◆ Problem to work on ◆
Can you set down, exactly as they appear below, the lines from the opening of the material through the one bearing "0.017, 0.013, 0.013];", minus the pictures?

◆ Data ◆
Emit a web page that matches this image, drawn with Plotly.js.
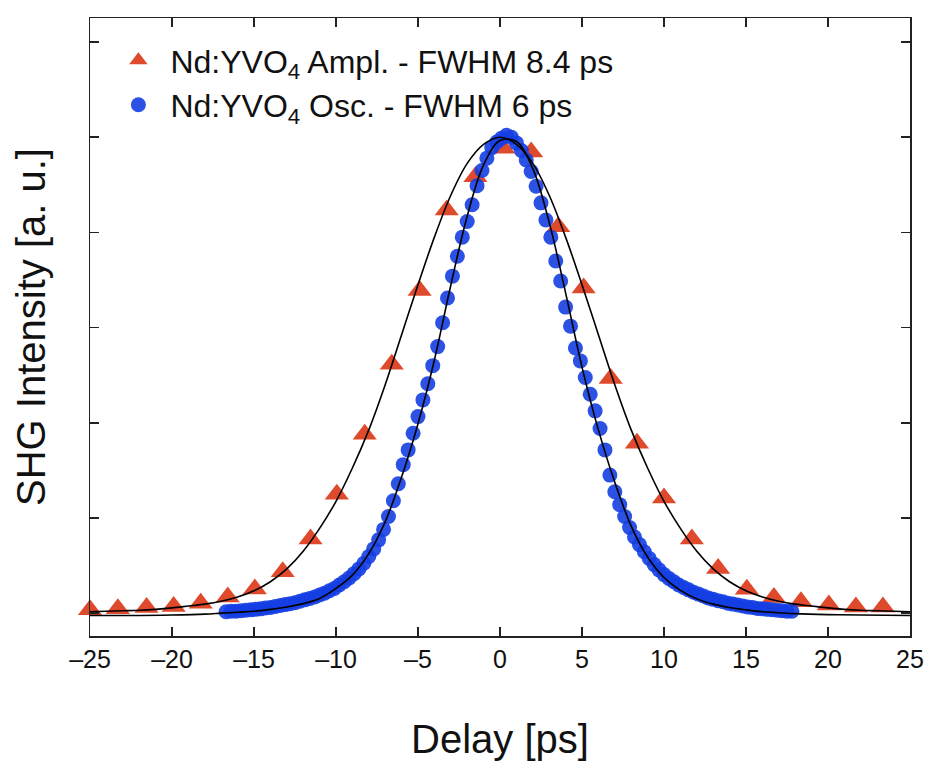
<!DOCTYPE html>
<html>
<head>
<meta charset="utf-8">
<script src="https://cdn.plot.ly/plotly-3.0.1.min.js"></script>
<style>html,body{margin:0;padding:0;background:#fff;}#chart{width:925px;height:761px;}</style>
</head>
<body>
<div id="chart"></div>
<script>
// Nd:YVO4 amplifier autocorrelation (triangles)
var amplDelay = [-25, -23.3, -21.55, -19.9, -18.25, -16.6, -14.95, -13.25, -11.55, -9.95, -8.25, -6.6, -4.9, -3.25, -1.5, 0.2, 1.9, 3.55, 5.1, 6.75, 8.35, 10.0, 11.7, 13.3, 15.05, 16.7, 18.35, 20.05, 21.7, 23.35];
var amplSignal = [0.007, 0.009, 0.012, 0.014, 0.021, 0.034, 0.051, 0.087, 0.156, 0.250, 0.376, 0.523, 0.678, 0.847, 0.917, 0.977, 0.969, 0.812, 0.683, 0.493, 0.357, 0.242, 0.156, 0.094, 0.050, 0.033, 0.024, 0.017, 0.013, 0.013];

// Nd:YVO4 oscillator autocorrelation (circles)
var oscDelay = [-16.7,-16.4,-16.1,-15.8,-15.5,-15.2,-14.9,-14.6,-14.3,-14.0,-13.7,-13.4,-13.1,-12.8,-12.5,-12.2,-11.9,-11.6,-11.3,-11.0,-10.7,-10.4,-10.1,-9.8,-9.5,-9.2,-8.9,-8.6,-8.3,-8.0,-7.7,-7.4,-7.1,-6.8,-6.5,-6.2,-5.9,-5.6,-5.3,-5.0,-4.7,-4.4,-4.1,-3.8,-3.5,-3.2,-2.9,-2.6,-2.3,-2.0,-1.7,-1.4,-1.1,-0.8,-0.5,-0.2,0.1,0.4,0.7,1.0,1.3,1.6,1.9,2.2,2.5,2.8,3.1,3.4,3.7,4.0,4.3,4.6,4.9,5.2,5.5,5.8,6.1,6.4,6.7,7.0,7.3,7.6,7.9,8.2,8.5,8.8,9.1,9.4,9.7,10.0,10.3,10.6,10.9,11.2,11.5,11.8,12.1,12.4,12.7,13.0,13.3,13.6,13.9,14.2,14.5,14.8,15.1,15.4,15.7,16.0,16.3,16.6,16.9,17.2,17.5,17.8];
var oscSignal = [0.003,0.004,0.004,0.005,0.006,0.007,0.008,0.009,0.011,0.012,0.014,0.016,0.018,0.020,0.022,0.025,0.028,0.031,0.034,0.038,0.042,0.047,0.052,0.059,0.066,0.074,0.083,0.093,0.105,0.119,0.135,0.154,0.176,0.203,0.236,0.272,0.312,0.343,0.378,0.413,0.448,0.482,0.520,0.560,0.610,0.662,0.708,0.750,0.790,0.823,0.858,0.898,0.930,0.956,0.978,0.990,0.998,1.004,1.000,0.988,0.972,0.952,0.928,0.897,0.862,0.826,0.790,0.740,0.698,0.643,0.603,0.557,0.530,0.495,0.460,0.425,0.388,0.343,0.290,0.255,0.228,0.203,0.180,0.160,0.144,0.129,0.115,0.102,0.091,0.081,0.073,0.066,0.059,0.054,0.049,0.044,0.040,0.036,0.032,0.029,0.026,0.024,0.021,0.019,0.017,0.015,0.013,0.012,0.010,0.009,0.008,0.007,0.006,0.005,0.004,0.004];

// Fit curves (black lines)
var amplFitDelay = [-25,-24,-23,-22,-21,-20,-19,-18,-17,-16,-15,-14,-13,-12,-11,-10,-9,-8,-7,-6,-5,-4,-3,-2,-1,0,1,2,3,4,5,6,7,8,9,10,11,12,13,14,15,16,17,18,19,20,21,22,23,24,25];
var amplFitSignal = [0.003,0.004,0.005,0.006,0.008,0.011,0.015,0.019,0.025,0.034,0.047,0.066,0.093,0.130,0.178,0.235,0.305,0.385,0.480,0.585,0.690,0.790,0.878,0.945,0.985,1.000,0.985,0.945,0.878,0.790,0.690,0.585,0.480,0.385,0.305,0.235,0.178,0.130,0.093,0.066,0.047,0.034,0.025,0.019,0.015,0.011,0.008,0.006,0.005,0.004,0.003];
var oscFitDelay = [-25,-22,-20,-18,-17,-16,-15,-14,-13,-12,-11,-10,-9,-8,-7,-6,-5,-4,-3,-2,-1,0,1,2,3,4,5,6,7,8,9,10,11,12,13,14,15,16,17,18,20,22,25];
var oscFitSignal = [-0.005,-0.005,-0.004,-0.002,0.000,0.002,0.004,0.008,0.013,0.020,0.031,0.052,0.080,0.125,0.192,0.286,0.398,0.532,0.689,0.834,0.942,0.993,0.991,0.934,0.821,0.673,0.517,0.385,0.275,0.183,0.118,0.075,0.048,0.030,0.019,0.012,0.007,0.003,0.001,-0.001,-0.003,-0.004,-0.005];

var xTicks = [-25,-20,-15,-10,-5,0,5,10,15,20,25];
var yTicks = [0,0.2,0.4,0.6,0.8,1.0,1.2];
var amplName = 'Nd:YVO<sub>4</sub> Ampl. - FWHM 8.4 ps';
var oscName = 'Nd:YVO<sub>4</sub> Osc. - FWHM 6 ps';

var font = 'Liberation Sans, Arial, Helvetica, sans-serif';

var traces = [
  {x: amplDelay, y: amplSignal, type: 'scatter', mode: 'markers', name: amplName,
   cliponaxis: false,
   marker: {symbol: 'triangle-up', size: 21, color: '#e04a2c', line: {width: 0}}},
  {x: oscDelay, y: oscSignal, type: 'scatter', mode: 'markers', name: oscName,
   cliponaxis: false,
   marker: {symbol: 'circle', size: 15, color: 'rgba(20,62,226,0.9)', line: {width: 0}}},
  {x: amplFitDelay, y: amplFitSignal, type: 'scatter', mode: 'lines', showlegend: false,
   line: {color: '#000', width: 1.6, shape: 'spline', smoothing: 1}},
  {x: oscFitDelay, y: oscFitSignal, type: 'scatter', mode: 'lines', showlegend: false,
   line: {color: '#000', width: 1.6, shape: 'spline', smoothing: 1}}
];

var layout = {
  width: 925, height: 761,
  margin: {l: 90, r: 15, t: 18, b: 125},
  paper_bgcolor: '#fff', plot_bgcolor: '#fff',
  font: {family: font, color: '#111'},
  showlegend: true,
  legend: {x: 0.02, y: 0.976, xanchor: 'left', yanchor: 'top',
           bgcolor: 'rgba(0,0,0,0)', font: {size: 32, family: font, color: '#111'},
           tracegroupgap: 0, itemwidth: 54},
  xaxis: {range: [-25, 25], tickvals: xTicks, ticktext: xTicks.map(function(v){return v < 0 ? '\u2013' + Math.abs(v) : String(v);}),
          ticks: 'inside', ticklen: 9, tickwidth: 1.5, tickcolor: '#222',
          showline: true, linecolor: '#222', linewidth: 1.5, mirror: 'ticks',
          showgrid: false, zeroline: false,
          tickfont: {size: 25, family: font, color: '#111'},
          title: {text: 'Delay [ps]', font: {size: 40, family: font, color: '#111'}, standoff: 54}},
  yaxis: {range: [-0.048, 1.2504], tickvals: yTicks, showticklabels: false,
          ticks: 'inside', ticklen: 9, tickwidth: 1.5, tickcolor: '#222',
          showline: true, linecolor: '#222', linewidth: 1.5, mirror: 'ticks',
          showgrid: false, zeroline: false,
          title: {text: 'SHG Intensity [a. u.]', font: {size: 40, family: font, color: '#111'}, standoff: 30}}
};

Plotly.newPlot('chart', traces, layout, {displayModeBar: false, staticPlot: true});
</script>
</body>
</html>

◆ Output for this exercise ◆
Emit a web page that matches this image, drawn with Plotly.js.
<!DOCTYPE html>
<html>
<head>
<meta charset="utf-8">
<script src="https://cdn.plot.ly/plotly-3.0.1.min.js"></script>
<style>html,body{margin:0;padding:0;background:#fff;}#chart{width:925px;height:761px;}</style>
</head>
<body>
<div id="chart"></div>
<script>
// Nd:YVO4 amplifier autocorrelation (triangles)
var amplDelay = [-25, -23.3, -21.55, -19.9, -18.25, -16.6, -14.95, -13.25, -11.55, -9.95, -8.25, -6.6, -4.9, -3.25, -1.5, 0.2, 1.9, 3.55, 5.1, 6.75, 8.35, 10.0, 11.7, 13.3, 15.05, 16.7, 18.35, 20.05, 21.7, 23.35];
var amplSignal = [0.007, 0.009, 0.012, 0.014, 0.021, 0.034, 0.051, 0.087, 0.156, 0.250, 0.376, 0.523, 0.678, 0.847, 0.917, 0.977, 0.969, 0.812, 0.683, 0.493, 0.357, 0.242, 0.156, 0.094, 0.050, 0.033, 0.024, 0.017, 0.013, 0.013];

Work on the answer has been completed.